Climate change is one of the greatest threats to the future of the Great Barrier Reef for a few reasons. One is rising sea temperatures. Another is ocean acidification.

It’s admittedly a mouthful, but ocean acidification is what happens when the extra CO2 in the atmosphere (think: fossil fuel emissions) dissolves into the oceans and becomes carbonic acid. The result: water becomes more acidic and a lot less friendly to marine life.

So as our oceans become warmer and more acidic, the Reef has suffered. Why? Many coral reefs – including the Great Barrier Reef – depend on the colorful algae that live throughout their nooks and crannies to survive. But when it becomes stressed by warmer and more acidic waters, coral expels this algae and turns white – a phenomenon known as “coral bleaching.” Bleaching weakens the coral and it may begin to starve. Unless the coral has a chance to recover and the algae can return, it can die.

This can happen on a vast scale, in what’s called a “mass bleaching event.” In 2016, the Reef experienced a mass bleaching event that scientists say was made 175 times more likely by climate change. Another marine heat wave hit the Reef in 2017, bleaching even more corals.

Coral can recover from bleaching, but that doesn’t always happen. In fact, about 30 percent of corals on the reef have died since the 2016 mass bleaching event. The fastest growers might take 10 to 15 years to recover, while the big, mature corals can take decades or centuries, according to Mark Eakin of NOAA's Coral Reef Watch.

Remember how we mentioned that the Reef is home to some 9,000 species of marine life? Each of those species has a job to do in the incredibly complex ecosystem the Reef supports. When sections start bleaching and dying off, food webs experience severe disruption.  These disruptions have ripple effects that can reduce food supplies for the smallest crustacean all the way to larger fauna, like dolphins and whale sharks.

Bottom line: bleaching puts entire ecosystems at risk.

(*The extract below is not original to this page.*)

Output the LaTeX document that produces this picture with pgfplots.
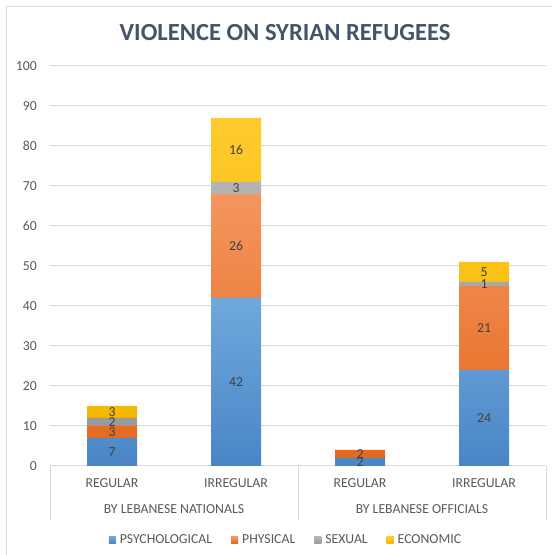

Following the 2016 bleaching event, investigators found “complete ecosystem collapse” in some sections of the Reef with many kinds of fish all but gone, as just one indicator of many.

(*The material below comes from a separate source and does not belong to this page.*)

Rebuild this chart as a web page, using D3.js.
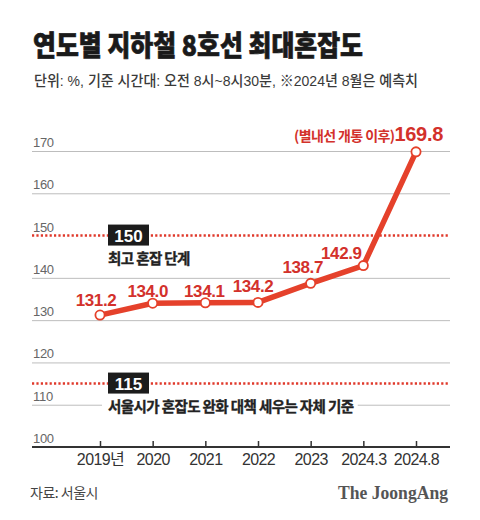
<!DOCTYPE html>
<html><head><meta charset="utf-8">
<script src="https://cdn.jsdelivr.net/npm/d3@7/dist/d3.min.js"></script>
<style>
html,body{margin:0;padding:0;background:#fff;}
svg{display:block;}
</style></head>
<body>
<svg id="chart" width="480" height="520"></svg>
<script>
// ---- data ----
const categories = ["2019년", "2020", "2021", "2022", "2023", "2024.3", "2024.8"];
const values = [131.2, 134.0, 134.1, 134.2, 138.7, 142.9, 169.8];
const valueLabels = ["131.2", "134.0", "134.1", "134.2", "138.7", "142.9", "169.8"];
const gridTicks = [100, 110, 120, 130, 140, 150, 160, 170];
const thresholds = [150, 115];
const thresholdNotes = ["최고 혼잡 단계", "서울시가 혼잡도 완화 대책 세우는 자체 기준"];
const lastNote = "(별내선 개통 이후)";
const title = "연도별 지하철 8호선 최대혼잡도";
const subtitle = "단위: %, 기준 시간대: 오전 8시~8시30분, ※2024년 8월은 예측치";
const source = "자료: 서울시";
const brand = "The JoongAng";

// ---- layout ----
const KR = "'Noto Sans CJK KR', sans-serif";
const NUM = "'Liberation Sans', Arial, 'Noto Sans CJK KR', sans-serif";
const RED = "#e5412b", LABEL_RED = "#d3312b";
const gridX0 = 32, gridX1 = 450;
const svg = d3.select("#chart");
svg.append("rect").attr("width", 480).attr("height", 520).attr("fill", "#fff");

const x = d3.scalePoint().domain(categories).range([100, 416]);
const y = d3.scaleLinear().domain([100, 170]).range([447, 151]);

// title & subtitle
svg.append("text").attr("x", 33).attr("y", 56).text(title)
  .attr("font-family", KR).attr("font-weight", 900).attr("font-size", 28)
  .attr("fill", "#1a1a1a").attr("stroke", "#1a1a1a").attr("stroke-width", 0.7)
  .attr("textLength", 330).attr("lengthAdjust", "spacingAndGlyphs");
svg.append("text").attr("x", 34).attr("y", 86).text(subtitle)
  .attr("font-family", NUM).attr("font-size", 15).attr("font-weight", 500)
  .attr("fill", "#3a3a3a").attr("textLength", 384).attr("lengthAdjust", "spacingAndGlyphs");

// gridlines (skip 100 = axis, 150 = threshold)
const g = svg.append("g");
g.selectAll("line.grid").data(gridTicks.filter(t => t !== 100 && t !== 150))
  .join("line").attr("class", "grid")
  .attr("x1", gridX0).attr("x2", gridX1)
  .attr("y1", d => y(d) + 0.5).attr("y2", d => y(d) + 0.5)
  .attr("stroke", "#bdbdbd").attr("stroke-width", 1);
g.selectAll("text.glabel").data(gridTicks).join("text").attr("class", "glabel")
  .attr("x", 33).attr("y", d => y(d) - 4).text(d => d)
  .attr("font-family", NUM).attr("font-size", 13).attr("fill", "#666")
  .attr("letter-spacing", -0.3);

// threshold lines
thresholds.forEach((t, i) => {
  svg.append("line").attr("x1", gridX0).attr("x2", gridX1)
    .attr("y1", y(t)).attr("y2", y(t))
    .attr("stroke", "#e0392b").attr("stroke-width", 2.6)
    .attr("stroke-dasharray", "2.2,2.2");
  svg.append("rect").attr("x", 108).attr("y", y(t) - 11).attr("width", 41).attr("height", 21)
    .attr("fill", "#1c1c1c");
  svg.append("text").attr("x", 128.5).attr("y", y(t) + 6).attr("text-anchor", "middle")
    .text(t).attr("font-family", NUM).attr("font-weight", 700).attr("font-size", 17)
    .attr("fill", "#fff");
  const ty = y(t) + 28;
  const bg = svg.append("rect").attr("fill", "#fff");
  const note = svg.append("text").attr("x", 108).attr("y", ty).text(thresholdNotes[i])
    .attr("font-family", KR).attr("font-weight", 700).attr("font-size", 14.5)
    .attr("fill", "#222").attr("stroke", "#222").attr("stroke-width", 0.35)
    .attr("letter-spacing", -0.6);
  const bb = note.node().getBBox();
  bg.attr("x", bb.x - 6).attr("y", bb.y + 2).attr("width", bb.width + 10).attr("height", bb.height - 4);
});

// axis
svg.append("line").attr("x1", gridX0).attr("x2", gridX1).attr("y1", y(100)).attr("y2", y(100))
  .attr("stroke", "#333").attr("stroke-width", 2);
const axis = svg.append("g").attr("transform", `translate(0,${y(100)})`)
  .call(d3.axisBottom(x).tickSize(-6).tickPadding(7));
axis.select(".domain").remove();
axis.selectAll(".tick line").attr("stroke", "#333").attr("stroke-width", 1.5);
axis.selectAll(".tick text").attr("font-family", NUM).attr("font-size", 16)
  .attr("fill", "#333").attr("letter-spacing", -0.6);

// line
const pts = categories.map((c, i) => [x(c), y(values[i])]);
svg.append("path").datum(pts).attr("d", d3.line())
  .attr("fill", "none").attr("stroke", RED).attr("stroke-width", 5.5)
  .attr("stroke-linejoin", "round").attr("stroke-linecap", "round");
svg.selectAll("circle.pt").data(pts).join("circle").attr("class", "pt")
  .attr("cx", d => d[0]).attr("cy", d => d[1]).attr("r", 4.6)
  .attr("fill", "#fff").attr("stroke", RED).attr("stroke-width", 1.8);

// value labels
const labelDx = [-4, -5, -1, -5, -8, -22, 0];
const labelDy = [-9, -6, -6, -10, -10, -7, -11];
valueLabels.forEach((v, i) => {
  const [px, py] = pts[i];
  if (i === values.length - 1) {
    const t = svg.append("text").attr("x", 443).attr("y", py + labelDy[i])
      .attr("text-anchor", "end").attr("fill", LABEL_RED).attr("font-family", NUM).attr("font-weight", 700);
    t.append("tspan").text(lastNote).attr("font-family", KR).attr("font-size", 14).attr("letter-spacing", -0.6);
    t.append("tspan").text(v).attr("font-size", 20).attr("letter-spacing", -0.3);
  } else {
    svg.append("text").attr("x", px + labelDx[i]).attr("y", py + labelDy[i])
      .attr("text-anchor", "middle").text(v)
      .attr("font-family", NUM).attr("font-weight", 700).attr("font-size", 17)
      .attr("fill", LABEL_RED).attr("letter-spacing", -0.4);
  }
});

// footer
svg.append("text").attr("x", 30).attr("y", 498).text(source)
  .attr("font-family", KR).attr("font-size", 14).attr("fill", "#444").attr("letter-spacing", -0.5);
svg.append("text").attr("x", 448).attr("y", 499).attr("text-anchor", "end").text(brand)
  .attr("font-family", "'Liberation Serif', 'DejaVu Serif', serif").attr("font-weight", 700)
  .attr("font-size", 18).attr("fill", "#555").attr("textLength", 110).attr("lengthAdjust", "spacingAndGlyphs");
</script>
</body></html>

Climate models project that most of the world's reefs – including the Great Barrier Reef – could experience annual bleaching by 2050 if we don’t take action to reduce greenhouse gas emissions globally.

The Reef Affects the Economy in Australia, too

The danger of a dying reef goes far beyond losing natural wonder and ecosystems.

The Reef supports fisheries, contributes 6.4 billion to the Australian economy annually, helps employ more than 64,000 people, and brings tourists – over 2 million a year – from around the globe to see this World Heritage Site, especially in the Whitsunday Islands and Cairns regions.

The conclusion is obvious: if we’re going to save the Great Barrier Reef, we must act on climate, and we must take action now. Not in 20 years or 10 years or even five. Now.

"Everybody thinks we've got to worry about saving the Great Barrier Reef for future generations," says Daniel Harrison, a research fellow at the Sydney Institute of Marine Science. "But we've got to worry about saving the reef for our generation."